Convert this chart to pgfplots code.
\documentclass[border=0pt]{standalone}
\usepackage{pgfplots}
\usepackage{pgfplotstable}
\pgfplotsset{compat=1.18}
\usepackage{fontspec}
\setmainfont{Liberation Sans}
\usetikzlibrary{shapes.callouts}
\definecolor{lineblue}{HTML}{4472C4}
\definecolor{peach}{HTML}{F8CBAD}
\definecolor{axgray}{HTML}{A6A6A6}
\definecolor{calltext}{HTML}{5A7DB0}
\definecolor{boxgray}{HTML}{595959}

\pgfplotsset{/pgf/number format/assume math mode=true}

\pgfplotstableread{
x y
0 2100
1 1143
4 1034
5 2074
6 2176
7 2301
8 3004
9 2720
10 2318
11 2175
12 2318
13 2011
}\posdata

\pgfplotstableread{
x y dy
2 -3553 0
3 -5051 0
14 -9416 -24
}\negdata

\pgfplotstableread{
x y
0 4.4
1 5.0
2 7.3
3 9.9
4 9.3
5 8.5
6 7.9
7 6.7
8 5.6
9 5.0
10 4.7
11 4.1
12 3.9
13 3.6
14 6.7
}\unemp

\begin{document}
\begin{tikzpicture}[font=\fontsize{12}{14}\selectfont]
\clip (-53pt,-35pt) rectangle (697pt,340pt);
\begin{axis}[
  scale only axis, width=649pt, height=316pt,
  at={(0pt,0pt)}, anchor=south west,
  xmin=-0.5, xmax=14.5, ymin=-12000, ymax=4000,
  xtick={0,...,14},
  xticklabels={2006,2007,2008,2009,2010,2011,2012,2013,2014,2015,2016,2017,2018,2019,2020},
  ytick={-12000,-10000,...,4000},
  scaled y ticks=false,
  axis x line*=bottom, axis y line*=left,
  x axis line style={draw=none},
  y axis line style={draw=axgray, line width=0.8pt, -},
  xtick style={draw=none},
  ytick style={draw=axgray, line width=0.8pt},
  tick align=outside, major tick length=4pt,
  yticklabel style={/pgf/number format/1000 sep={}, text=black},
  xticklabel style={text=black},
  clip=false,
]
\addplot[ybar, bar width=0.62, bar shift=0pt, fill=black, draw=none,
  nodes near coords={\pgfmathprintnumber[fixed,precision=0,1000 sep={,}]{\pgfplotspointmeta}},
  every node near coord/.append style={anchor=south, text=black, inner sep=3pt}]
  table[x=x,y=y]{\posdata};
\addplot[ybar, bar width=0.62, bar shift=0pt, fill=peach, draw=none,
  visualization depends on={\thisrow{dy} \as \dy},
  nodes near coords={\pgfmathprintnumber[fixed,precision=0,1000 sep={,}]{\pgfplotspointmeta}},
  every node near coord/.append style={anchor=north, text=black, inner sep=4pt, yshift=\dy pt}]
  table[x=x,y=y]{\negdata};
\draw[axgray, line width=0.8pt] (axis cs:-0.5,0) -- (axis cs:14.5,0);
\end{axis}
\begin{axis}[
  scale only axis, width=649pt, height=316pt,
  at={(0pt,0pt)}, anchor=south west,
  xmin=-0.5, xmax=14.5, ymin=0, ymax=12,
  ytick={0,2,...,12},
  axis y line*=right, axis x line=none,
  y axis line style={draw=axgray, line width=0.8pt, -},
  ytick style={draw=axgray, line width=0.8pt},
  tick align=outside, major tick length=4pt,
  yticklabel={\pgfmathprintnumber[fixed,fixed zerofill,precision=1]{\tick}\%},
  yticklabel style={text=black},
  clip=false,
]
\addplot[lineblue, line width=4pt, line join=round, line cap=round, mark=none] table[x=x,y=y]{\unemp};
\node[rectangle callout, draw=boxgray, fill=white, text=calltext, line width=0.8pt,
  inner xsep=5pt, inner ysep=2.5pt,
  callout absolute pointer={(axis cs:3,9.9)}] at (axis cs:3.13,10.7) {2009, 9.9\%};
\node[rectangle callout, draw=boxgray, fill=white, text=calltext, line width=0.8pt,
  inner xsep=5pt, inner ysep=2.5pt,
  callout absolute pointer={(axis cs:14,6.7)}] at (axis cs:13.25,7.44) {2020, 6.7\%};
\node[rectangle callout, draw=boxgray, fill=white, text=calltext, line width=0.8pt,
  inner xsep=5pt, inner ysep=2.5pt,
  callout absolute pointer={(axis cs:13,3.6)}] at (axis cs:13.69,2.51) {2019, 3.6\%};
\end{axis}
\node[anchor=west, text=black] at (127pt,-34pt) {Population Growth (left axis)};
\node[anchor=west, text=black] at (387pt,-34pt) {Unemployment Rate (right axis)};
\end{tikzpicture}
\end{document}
━━━━━━━━━━
Written request:
Transcribe the material above in its entirety. Match it exactly.

Result for this task:
Convert this chart to pgfplots code.
\documentclass[border=0pt]{standalone}
\usepackage{pgfplots}
\usepackage{pgfplotstable}
\pgfplotsset{compat=1.18}
\usepackage{fontspec}
\setmainfont{Liberation Sans}
\usetikzlibrary{shapes.callouts}
\definecolor{lineblue}{HTML}{4472C4}
\definecolor{peach}{HTML}{F8CBAD}
\definecolor{axgray}{HTML}{A6A6A6}
\definecolor{calltext}{HTML}{5A7DB0}
\definecolor{boxgray}{HTML}{595959}

\pgfplotsset{/pgf/number format/assume math mode=true}

\pgfplotstableread{
x y
0 2100
1 1143
4 1034
5 2074
6 2176
7 2301
8 3004
9 2720
10 2318
11 2175
12 2318
13 2011
}\posdata

\pgfplotstableread{
x y dy
2 -3553 0
3 -5051 0
14 -9416 -24
}\negdata

\pgfplotstableread{
x y
0 4.4
1 5.0
2 7.3
3 9.9
4 9.3
5 8.5
6 7.9
7 6.7
8 5.6
9 5.0
10 4.7
11 4.1
12 3.9
13 3.6
14 6.7
}\unemp

\begin{document}
\begin{tikzpicture}[font=\fontsize{12}{14}\selectfont]
\clip (-53pt,-35pt) rectangle (697pt,340pt);
\begin{axis}[
  scale only axis, width=649pt, height=316pt,
  at={(0pt,0pt)}, anchor=south west,
  xmin=-0.5, xmax=14.5, ymin=-12000, ymax=4000,
  xtick={0,...,14},
  xticklabels={2006,2007,2008,2009,2010,2011,2012,2013,2014,2015,2016,2017,2018,2019,2020},
  ytick={-12000,-10000,...,4000},
  scaled y ticks=false,
  axis x line*=bottom, axis y line*=left,
  x axis line style={draw=none},
  y axis line style={draw=axgray, line width=0.8pt, -},
  xtick style={draw=none},
  ytick style={draw=axgray, line width=0.8pt},
  tick align=outside, major tick length=4pt,
  yticklabel style={/pgf/number format/1000 sep={}, text=black},
  xticklabel style={text=black},
  clip=false,
]
\addplot[ybar, bar width=0.62, bar shift=0pt, fill=black, draw=none,
  nodes near coords={\pgfmathprintnumber[fixed,precision=0,1000 sep={,}]{\pgfplotspointmeta}},
  every node near coord/.append style={anchor=south, text=black, inner sep=3pt}]
  table[x=x,y=y]{\posdata};
\addplot[ybar, bar width=0.62, bar shift=0pt, fill=peach, draw=none,
  visualization depends on={\thisrow{dy} \as \dy},
  nodes near coords={\pgfmathprintnumber[fixed,precision=0,1000 sep={,}]{\pgfplotspointmeta}},
  every node near coord/.append style={anchor=north, text=black, inner sep=4pt, yshift=\dy pt}]
  table[x=x,y=y]{\negdata};
\draw[axgray, line width=0.8pt] (axis cs:-0.5,0) -- (axis cs:14.5,0);
\end{axis}
\begin{axis}[
  scale only axis, width=649pt, height=316pt,
  at={(0pt,0pt)}, anchor=south west,
  xmin=-0.5, xmax=14.5, ymin=0, ymax=12,
  ytick={0,2,...,12},
  axis y line*=right, axis x line=none,
  y axis line style={draw=axgray, line width=0.8pt, -},
  ytick style={draw=axgray, line width=0.8pt},
  tick align=outside, major tick length=4pt,
  yticklabel={\pgfmathprintnumber[fixed,fixed zerofill,precision=1]{\tick}\%},
  yticklabel style={text=black},
  clip=false,
]
\addplot[lineblue, line width=4pt, line join=round, line cap=round, mark=none] table[x=x,y=y]{\unemp};
\node[rectangle callout, draw=boxgray, fill=white, text=calltext, line width=0.8pt,
  inner xsep=5pt, inner ysep=2.5pt,
  callout absolute pointer={(axis cs:3,9.9)}] at (axis cs:3.13,10.7) {2009, 9.9\%};
\node[rectangle callout, draw=boxgray, fill=white, text=calltext, line width=0.8pt,
  inner xsep=5pt, inner ysep=2.5pt,
  callout absolute pointer={(axis cs:14,6.7)}] at (axis cs:13.25,7.44) {2020, 6.7\%};
\node[rectangle callout, draw=boxgray, fill=white, text=calltext, line width=0.8pt,
  inner xsep=5pt, inner ysep=2.5pt,
  callout absolute pointer={(axis cs:13,3.6)}] at (axis cs:13.69,2.51) {2019, 3.6\%};
\end{axis}
\node[anchor=west, text=black] at (127pt,-34pt) {Population Growth (left axis)};
\node[anchor=west, text=black] at (387pt,-34pt) {Unemployment Rate (right axis)};
\end{tikzpicture}
\end{document}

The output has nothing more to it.